Título: Lula chama reunião de emergência
Autor: Jamil Chade
Fonte: O Estado de São Paulo, 02/05/2006, Economia & Negócios, p. B3

Crise exigiu que o chanceler Celso Amorim abandonasse reunião em Genebra com representantes dos EUA

O presidente Lula tem hoje em Brasília uma reunião de emergência para tratar da decisão da Bolívia de nacionalizar os campos de petróleo e gás. As informações são do Itamaraty, que será representado no encontro pelo ministro interino das Relações Exteriores, Samuel Pinheiro Guimarães. A crise em La Paz exigiu que o chanceler Celso Amorim abandonasse uma reunião em Genebra com os mais altos representantes de Comércio dos Estados Unidos.

Amorim estava na Suíça para reuniões sobre a Organização Mundial do Comércio (OMC), mas decidiu antecipar o retorno ao Brasil para ontem diante da situação na Bolívia. A agenda inicial de Amorim previa reuniões hoje em Genebra com o G-20, grupo de países emergentes, com ministros do Japão e mais uma vez com os americanos.

O chanceler participava de um jantar na embaixada americana em Genebra quando soube dos eventos. O encontro era o primeiro entre o Brasil e a futura representante de Comércio da Casa Branca, Susan Schwab, e tinha como objetivo tentar superar as diferenças entre os países nas negociações comerciais em plena crise.

De manhã, antes do anúncio da nacionalização feito pelo presidente boliviano, Evo Morales, a ministra-chefe da Casa Civil, Dilma Rousseff, defendeu em Nova York uma solução negociada com a Bolívia. "Acreditamos na soberania do país (Bolívia), mas também vemos com preocupação a preservação dos interesses do Brasil e, especificamente, da Petrobrás", afirmou em pronunciamento para investidores e analistas americanos. Dilma, que tinha nos próximos dois dias uma intensa agenda em Washington, cancelou todos os compromissos e antecipou sua volta.
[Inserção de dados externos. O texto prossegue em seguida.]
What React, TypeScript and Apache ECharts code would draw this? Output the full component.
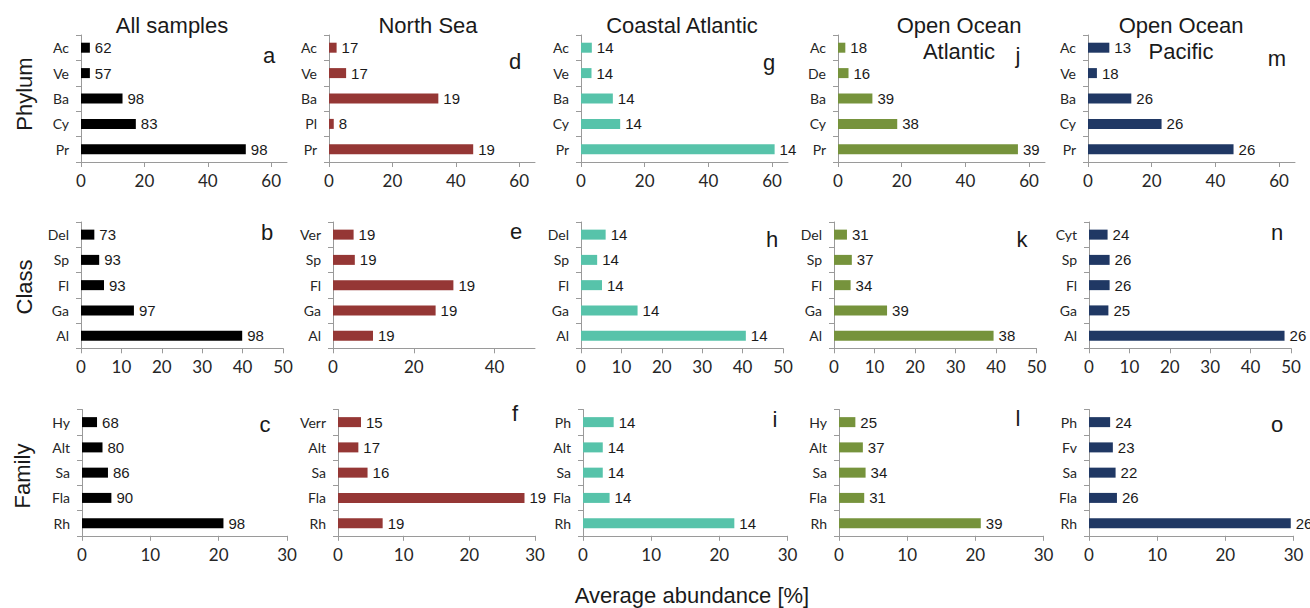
import React, { useEffect, useRef } from "react";
import * as echarts from "echarts";

// ---------- data ----------
const columnTitles = [["All samples"], ["North Sea"], ["Coastal Atlantic"], ["Open Ocean", "Atlantic"], ["Open Ocean", "Pacific"]];
const rowTitles = ["Phylum", "Class", "Family"];
const axisTitle = "Average abundance [%]";

// Phylum row
const catsA = ["Ac", "Ve", "Ba", "Cy", "Pr"];
const valsA = [2.8, 2.8, 13.1, 17.3, 52.0];
const lblsA = ["62", "57", "98", "83", "98"];
const catsD = ["Ac", "Ve", "Ba", "Pl", "Pr"];
const valsD = [2.4, 5.4, 34.5, 1.5, 45.5];
const lblsD = ["17", "17", "19", "8", "19"];
const catsG = ["Ac", "Ve", "Ba", "Cy", "Pr"];
const valsG = [3.4, 3.3, 10.0, 12.3, 60.8];
const lblsG = ["14", "14", "14", "14", "14"];
const catsJ = ["Ac", "De", "Ba", "Cy", "Pr"];
const valsJ = [2.3, 3.3, 10.8, 18.6, 56.5];
const lblsJ = ["18", "16", "39", "38", "39"];
const catsM = ["Ac", "Ve", "Ba", "Cy", "Pr"];
const valsM = [6.7, 2.8, 13.6, 23.1, 45.7];
const lblsM = ["13", "18", "26", "26", "26"];

// Class row
const catsB = ["Del", "Sp", "Fl", "Ga", "Al"];
const valsB = [3.3, 4.5, 5.7, 13.1, 39.9];
const lblsB = ["73", "93", "93", "97", "98"];
const catsE = ["Ver", "Sp", "Fl", "Ga", "Al"];
const valsE = [5.1, 5.4, 29.8, 25.4, 9.9];
const lblsE = ["19", "19", "19", "19", "19"];
const catsH = ["Del", "Sp", "Fl", "Ga", "Al"];
const valsH = [6.1, 4.0, 5.2, 14.0, 40.8];
const lblsH = ["14", "14", "14", "14", "14"];
const catsK = ["Del", "Sp", "Fl", "Ga", "Al"];
const valsK = [3.2, 4.4, 4.1, 13.1, 39.4];
const lblsK = ["31", "37", "34", "39", "38"];
const catsN = ["Cyt", "Sp", "Fl", "Ga", "Al"];
const valsN = [4.6, 5.1, 5.1, 4.8, 48.4];
const lblsN = ["24", "26", "26", "25", "26"];

// Family row
const catsC = ["Hy", "Alt", "Sa", "Fla", "Rh"];
const valsC = [2.2, 3.0, 3.8, 4.3, 20.7];
const lblsC = ["68", "80", "86", "90", "98"];
const catsF = ["Verr", "Alt", "Sa", "Fla", "Rh"];
const valsF = [3.5, 3.1, 4.5, 28.4, 6.8];
const lblsF = ["15", "17", "16", "19", "19"];
const catsI = ["Ph", "Alt", "Sa", "Fla", "Rh"];
const valsI = [4.5, 2.9, 2.9, 3.9, 22.2];
const lblsI = ["14", "14", "14", "14", "14"];
const catsL = ["Hy", "Alt", "Sa", "Fla", "Rh"];
const valsL = [2.4, 3.5, 3.9, 3.7, 20.8];
const lblsL = ["25", "37", "34", "31", "39"];
const catsO = ["Ph", "Fv", "Sa", "Fla", "Rh"];
const valsO = [3.1, 3.5, 3.9, 4.1, 29.6];
const lblsO = ["24", "23", "22", "26", "26"];

// axis tick labels
const ticksPhylum = [0, 20, 40, 60];
const ticksClass = [0, 10, 20, 30, 40, 50];
const ticksClassNS = [0, 20, 40];
const ticksFamily = [0, 10, 20, 30];

const panels = [
  { row: 0, col: 0, letter: "a", cats: catsA, vals: valsA, lbls: lblsA, ticks: ticksPhylum },
  { row: 0, col: 1, letter: "d", cats: catsD, vals: valsD, lbls: lblsD, ticks: ticksPhylum },
  { row: 0, col: 2, letter: "g", cats: catsG, vals: valsG, lbls: lblsG, ticks: ticksPhylum },
  { row: 0, col: 3, letter: "j", cats: catsJ, vals: valsJ, lbls: lblsJ, ticks: ticksPhylum },
  { row: 0, col: 4, letter: "m", cats: catsM, vals: valsM, lbls: lblsM, ticks: ticksPhylum },
  { row: 1, col: 0, letter: "b", cats: catsB, vals: valsB, lbls: lblsB, ticks: ticksClass },
  { row: 1, col: 1, letter: "e", cats: catsE, vals: valsE, lbls: lblsE, ticks: ticksClassNS },
  { row: 1, col: 2, letter: "h", cats: catsH, vals: valsH, lbls: lblsH, ticks: ticksClass },
  { row: 1, col: 3, letter: "k", cats: catsK, vals: valsK, lbls: lblsK, ticks: ticksClass },
  { row: 1, col: 4, letter: "n", cats: catsN, vals: valsN, lbls: lblsN, ticks: ticksClass },
  { row: 2, col: 0, letter: "c", cats: catsC, vals: valsC, lbls: lblsC, ticks: ticksFamily },
  { row: 2, col: 1, letter: "f", cats: catsF, vals: valsF, lbls: lblsF, ticks: ticksFamily },
  { row: 2, col: 2, letter: "i", cats: catsI, vals: valsI, lbls: lblsI, ticks: ticksFamily },
  { row: 2, col: 3, letter: "l", cats: catsL, vals: valsL, lbls: lblsL, ticks: ticksFamily },
  { row: 2, col: 4, letter: "o", cats: catsO, vals: valsO, lbls: lblsO, ticks: ticksFamily },
];

// ---------- layout / style ----------
const colColors = ["#000000", "#953735", "#57C3AA", "#76933C", "#203864"];
const rowMax = [65, 50, 30];
const rowTop = [35, 222, 409.5];
const rowHeight = [127, 126.3, 126.3];
// [left, width] per panel (same order as panels)
const gridBox = [
  [81, 206], [329, 206], [581, 207], [838, 207], [1088, 207],
  [81, 202], [333, 202], [581, 202], [834, 202.5], [1089, 202],
  [82, 205], [338, 197], [583, 204.5], [839, 204.5], [1089, 204.5],
];
// letter [x, y]
const letterPos = [
  [269, 55], [515, 61], [769, 62], [1018, 55], [1277, 58],
  [267, 232], [516, 231], [772, 239], [1022, 239], [1277, 232],
  [265, 424], [515, 413], [775, 419], [1018, 418], [1277, 424],
];
const titleX = [172, 428, 682, 959, 1181];
const rowLabelPos = [[24, 94], [24, 287], [22, 476]];

const TITLE_FONT = "Liberation Sans, Arial, sans-serif";
const AXIS_FONT = "Lato, Carlito, sans-serif";
const AXIS_COLOR = "#9a9a9a";

export default function App() {
  const ref = useRef<HTMLDivElement>(null);

  useEffect(() => {
    if (!ref.current) return;
    const chart = echarts.init(ref.current, null, { renderer: "svg" });

    const grid: any[] = [];
    const xAxis: any[] = [];
    const yAxis: any[] = [];
    const series: any[] = [];
    const graphic: any[] = [];

    panels.forEach((p, i) => {
      const [left, width] = gridBox[i];
      grid.push({
        left, width, top: rowTop[p.row], height: rowHeight[p.row],
        containLabel: false, outerBoundsMode: "none",
      });
      xAxis.push({
        type: "value", gridIndex: i, min: 0, max: rowMax[p.row],
        interval: p.ticks[1] - p.ticks[0],
        axisLine: { show: true, lineStyle: { color: AXIS_COLOR, width: 1 } },
        axisTick: { show: true, length: 5, lineStyle: { color: AXIS_COLOR }, customValues: p.ticks },
        axisLabel: {
          show: true, customValues: p.ticks, margin: 10, color: "#262626",
          fontSize: 17, fontFamily: AXIS_FONT,
        },
        splitLine: { show: false },
      });
      yAxis.push({
        type: "category", gridIndex: i, inverse: true, data: p.cats,
        axisLine: { show: true, lineStyle: { color: AXIS_COLOR, width: 1 } },
        axisTick: { show: true, length: 5, lineStyle: { color: AXIS_COLOR } },
        axisLabel: { margin: 12, color: "#262626", fontSize: 14, fontFamily: AXIS_FONT },
        splitLine: { show: false },
      });
      const lbls = p.lbls;
      series.push({
        type: "bar", xAxisIndex: i, yAxisIndex: i, data: p.vals, barWidth: 10,
        itemStyle: { color: colColors[p.col] },
        label: {
          show: true, position: "right", distance: 5,
          formatter: (d: any) => lbls[d.dataIndex],
          color: "#1a1a1a", fontSize: 15, fontFamily: TITLE_FONT,
        },
        silent: true,
      });
      graphic.push({
        type: "text", x: letterPos[i][0], y: letterPos[i][1],
        style: {
          text: p.letter, fill: "#1a1a1a", font: `22px ${TITLE_FONT}`,
          textAlign: "center", align: "center", textVerticalAlign: "middle", verticalAlign: "middle",
        },
      });
    });

    columnTitles.forEach((lines, c) => {
      lines.forEach((line, k) => {
        graphic.push({
          type: "text", x: titleX[c], y: 25 + k * 26.6,
          style: {
            text: line, fill: "#1a1a1a", font: `22px ${TITLE_FONT}`,
            textAlign: "center", align: "center", textVerticalAlign: "middle", verticalAlign: "middle",
          },
        });
      });
    });

    rowTitles.forEach((t, r) => {
      graphic.push({
        type: "text", x: rowLabelPos[r][0], y: rowLabelPos[r][1], rotation: Math.PI / 2,
        style: {
          text: t, fill: "#1a1a1a", font: `22px ${TITLE_FONT}`,
          textAlign: "center", align: "center", textVerticalAlign: "middle", verticalAlign: "middle",
        },
      });
    });

    graphic.push({
      type: "text", x: 692, y: 595,
      style: {
        text: axisTitle, fill: "#1a1a1a", font: `22px ${TITLE_FONT}`,
        textAlign: "center", align: "center", textVerticalAlign: "middle", verticalAlign: "middle",
      },
    });

    chart.setOption({
      animation: false,
      backgroundColor: "#ffffff",
      grid, xAxis, yAxis, series, graphic,
      tooltip: { show: false },
    });

    return () => chart.dispose();
  }, []);

  return (
    <div
      ref={ref}
      style={{ position: "absolute", left: 0, top: 0, width: 1310, height: 608, background: "#fff" }}
    />
  );
}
Ao retornar à casa do embaixador brasileiro em Genebra, Amorim passou pelo menos 30 minutos ao telefone com o embaixador do Brasil em La Paz, Antonino Mena Gonçalves. Amorim ainda conversou com Samuel Pinheiro Guimarães, secretário-geral do Itamaraty, enviado na semana passada à Bolívia para tratar dos assuntos envolvendo petróleo e gás. Após as conversas, o chanceler ligou para Lula e relatou as informações que havia obtido.

Ficou estabelecido que o presidente convocaria uma reunião para as 11h de hoje com o ministro de Minas e Energia e o presidente da Petrobrás, além do ministro interino das Relações Exteriores. "O assunto está sendo considerado com a natural seriedade que se exige", afirmou Amorim por meio de sua assessoria. No Itamaraty, a convocação da reunião pelo presidente já é considerada uma mensagem aos bolivianos de que o Brasil tratará a situação com prioridade.

Sexta-feira, Amorim deu entrevista ao Estado na qual lembrou que as exigências da Bolívia precisavam estar "dentro do razoável" e que La Paz também estaria ganhando com as importações brasileiras e com os investimentos da Petrobrás. No Itamaraty, porém, o sentimento é de que, apesar da crise, um diálogo precisa ser mantido e a soberania boliviana terá de ser preservada.

A embaixada do Brasil na Bolívia informou que, tão logo obteve o texto do decreto, iniciou as avaliações dos impactos e das conseqüências da decisão. Uma posição oficial do governo brasileiro só será apresentada após a reunião de hoje.

De acordo com a embaixada brasileira, a medida não foi totalmente inesperada, já que um decreto regulamentando a nova Lei de Hidrocarbonetos havia sido anunciado para junho. Nas últimas semanas, funcionários do governo e da Petrobrás vinham tentando negociar essa regulamentação com o governo boliviano.

Até o início da noite de ontem, a embaixada em La Paz não conhecia os detalhes do decreto nem o que ele vai significar de fato para a comercialização do gás natural. Antes de assinar o decreto, o governo Evo não procurou as autoridades brasileiras no país.